— Ему по работе должны оформить.
— За неё требовалось отчислять часть зарплаты, и Георг отказался...
Постепенно до Лина дошло, что лечение мертвецу ни к чему. Значит, Георг выжил. Наверняка нуждается в лечении, может быть, в операции, но рано или поздно встанет на ноги. А значит, вернётся домой и всё повторится.
— Не нужно платить, — холодно произнёс Лин, — пусть сам выкручивается!
— Но... Линни, — мама всхлипнула, — как мы без него... как...
— Прекрасно! — Лин воскликнул это слишком зло и встряхнул мать за плечо. — Очнись, посмотри что происходит! Георг отбирал все наши деньги и спускал на себя. Как мы живём? В чём ходят твои дети? Ты хоть иногда обращаешь на это внимание?

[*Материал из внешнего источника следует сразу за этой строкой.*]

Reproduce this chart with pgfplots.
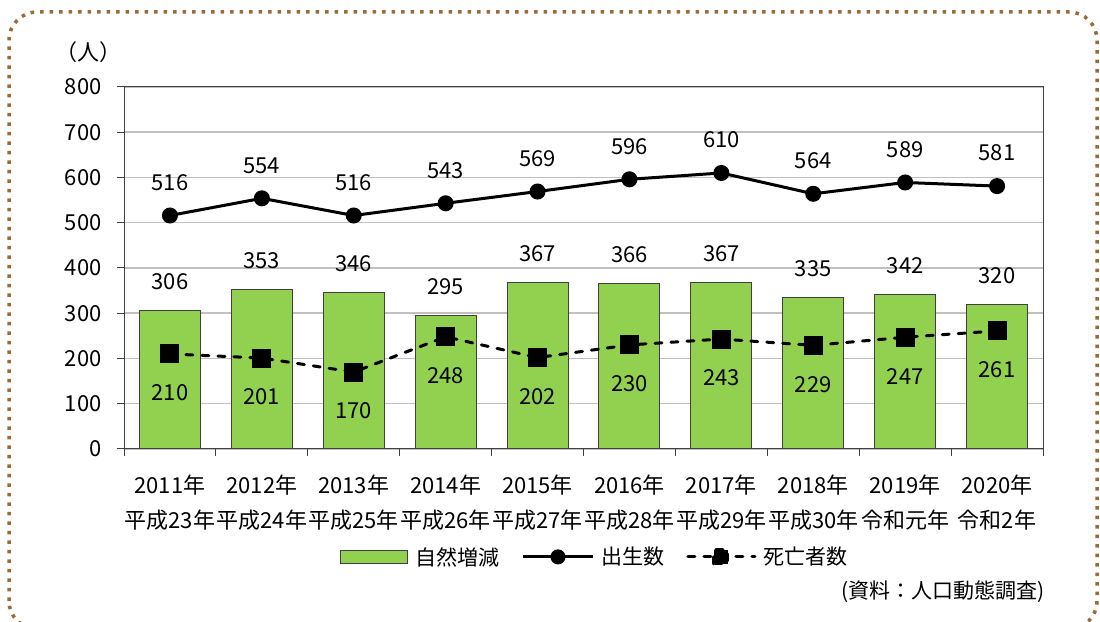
\documentclass[border=0pt]{standalone}
\usepackage{pgfplots}
\pgfplotsset{compat=1.18}
\usepackage{fontspec}
\setmainfont{Noto Sans CJK JP}
\definecolor{barfill}{HTML}{92D050}
\definecolor{bardraw}{HTML}{404040}
\definecolor{gridc}{HTML}{C0C0C0}
\definecolor{framec}{HTML}{9C6A35}
\newcommand{\lblfont}{\fontsize{22}{35}\selectfont}

\begin{document}
\begin{tikzpicture}
\useasboundingbox (0pt,0pt) rectangle (1100pt,621pt);
\begin{scope}
\clip (0pt,0pt) rectangle (1100pt,621pt);
\draw[framec, line width=3.5pt, dash pattern=on 3.5pt off 6pt, rounded corners=28pt]
  (9pt,-8pt) rectangle (1097pt,609pt);
\end{scope}

\begin{axis}[
    at={(124pt,172pt)}, anchor=south west,
    scale only axis, width=919pt, height=362pt,
    xmin=-0.5, xmax=9.5, ymin=0, ymax=800,
    ytick={0,100,...,800},
    xtick={0,...,9},
    xticklabels={{2011年\\平成23年},{2012年\\平成24年},{2013年\\平成25年},{2014年\\平成26年},
                 {2015年\\平成27年},{2016年\\平成28年},{2017年\\平成29年},{2018年\\平成30年},
                 {2019年\\令和元年},{2020年\\令和2年}},
    minor xtick={-0.5,0.5,...,9.5},
    major x tick style={draw=none},
    xtick pos=bottom, ytick pos=left,
    tick align=outside,
    major tick length=7pt, minor tick length=7pt,
    tick style={draw=black!75, line width=1pt},
    axis line style={draw=black!75, line width=1pt},
    ymajorgrids,
    grid style={gridc, line width=1.5pt},
    /pgf/number format/assume math mode=true,
    tick label style={font=\lblfont},
    xticklabel style={align=center, yshift=-15pt},
    yticklabel style={xshift=-12pt},
    legend columns=3,
    legend style={at={(0.5125,-0.298)}, anchor=center, draw=none, fill=none,
        font=\fontsize{21}{25}\selectfont,
        /tikz/every even column/.append style={column sep=20pt}},
]
\addplot[ybar, bar width=61pt, fill=barfill, draw=bardraw, line width=1pt,
    nodes near coords,
    nodes near coords style={anchor=center, yshift=29pt, font=\lblfont, text=black},
    legend image code/.code={\draw[fill=barfill, draw=bardraw, line width=1pt] (0pt,-6.5pt) rectangle (67pt,6.5pt); \path (72pt,0pt);}]
    coordinates {(0,306) (1,353) (2,346) (3,295) (4,367) (5,366) (6,367) (7,335) (8,342) (9,320)};
\addlegendentry{自然増減}

\addplot[black, line width=3pt, mark=*, mark size=6.5pt,
    nodes near coords,
    nodes near coords style={anchor=center, yshift=33pt, font=\lblfont, text=black},
    legend image code/.code={\draw[black, line width=3pt] (0pt,0pt) -- (70pt,0pt); \fill[black] (35pt,0pt) circle (6pt); \path (75pt,0pt);}]
    coordinates {(0,516) (1,554) (2,516) (3,543) (4,569) (5,596) (6,610) (7,564) (8,589) (9,581)};
\addlegendentry{出生数}

\addplot[black, line width=3pt, line cap=round, dash pattern=on 7pt off 9pt,
    mark=square*, mark size=8pt, mark options={solid},
    nodes near coords,
    nodes near coords style={anchor=center, yshift=-39pt, font=\lblfont, text=black},
    legend image code/.code={\draw[black, line width=3pt, line cap=round, dash pattern=on 7pt off 9pt] (0pt,0pt) -- (67pt,0pt); \fill[black] (26pt,-7pt) rectangle (40pt,7pt); \path (72pt,0pt);}]
    coordinates {(0,210) (1,201) (2,170) (3,248) (4,202) (5,230) (6,243) (7,229) (8,247) (9,261)};
\addlegendentry{死亡者数}
\end{axis}

\node[font=\fontsize{22}{26}\selectfont] at (88pt,569pt) {（人）};
\node[anchor=east, font=\fontsize{21}{25}\selectfont, inner sep=0pt] at (1045pt,29pt) {(資料：人口動態調査)};
\end{tikzpicture}
\end{document}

— Я... — мама снова заплакала, и Лину стало стыдно за свои слова, он обнял её, слушая бессмысленные оправдания, — прости, прости, я стараюсь, очень стараюсь. Найду работу получше, договорюсь о новом жилье.
— Без Георга всё будет проще. Подавай на развод, и пусть он сам выкарабкивается.
— Линус, — мама редко звала его полным именем, — ты не понимаешь. Я взяла кредит, очень большую сумму, не смогла вернуть и снова взяла, там почти сто тысяч. Георг помогал выплачивать, отдавал часть зарплаты. Да, вёл себя не лучшим образом, временами прикладывался к бутылке, но он не плохой...
— Зачем тебе потребовалась такая сумма? — Шокированный Лин отпихнул её от себя, чтобы видеть лицо.
— Я... ты уже взрослый, должен понимать, — мама сложила ладони у груди в просящем жесте. — Помнишь, пару лет назад я себя не очень хорошо чувствовала? — она помедлила и проговорила жалобной скороговоркой, словно пыталась побыстрее избавиться от ноши тяжёлых слов: — У меня нашли рак, мне предложили дорогостоящее лечение и я согласилась. Я просто не хотела оставлять вас одних...
Перед глазами Лина замелькали картинки прошлого как испорченное кино: отец бросил их, ушёл, а мама посерела, высохла. Часто лежала и много спала. Оправдывалась стрессом от предательства отца, а сама увядала на глазах. Лин тогда не особо к ней присматривался: взвалил заботу о младших братьях на свои плечи и считал себя героем. Частенько грубил маме, упрекал её в лени, требовал убирать и готовить. Теперь всё выглядело иначе.
Лин тяжело сглотнул, чувствуя вину. Как можно было пропустить болезнь матери? Совсем не заметить? И Георг... как бы он его ни ненавидел, оказался не таким отвратительным.
— Я тоже работаю, ма, — произнёс он тихо, не зная, как извиниться, — буду помогать тебе. И Пирс. Он уже взрослый.
— Но Георг...
— Не надо, ма, мы сами о тебе позаботимся. Если он и делал что-то хорошее, то недостаточно, чтобы тебе из-за него разрываться.
Прижав маму к себе, Лин говорил что-то, гладил по волосам, пытаясь успокоить очередной поток слёз. К ним подошли полицейские и коротко расспросили о случившемся. Лин соврал, что спрятался в спальне и слушал громко музыку. Ничего не заметил и не знал. Мама его алиби подтвердила, хотя толком ничего не говорила, только кивала и всхлипывала. Про нападение зверя объяснила смазано, очень поверхностно — видела большую тёмную тень. Всё. Но полиции этого было достаточно — на теле имелись очевидные следы когтей: если в прошлый раз Георгу не поверили, то теперь подняли на уши все службы и по лесу уже рыскали ловчие.
Пирса тоже дома не оказалось и на звонки он не отвечал. Хоть бы глупостей не наделал. И так в последнее время ходил сам не свой, а это безумное превращение прямо у всех на глазах могло стать серьёзным ударом, прорвавшим плотину в мозгу. Во всём виноваты эти долбанные экспериментальные лекарства! На Пирса они, похоже, подействовали как-то иначе: он не стал зверем, но легко может стать монстром.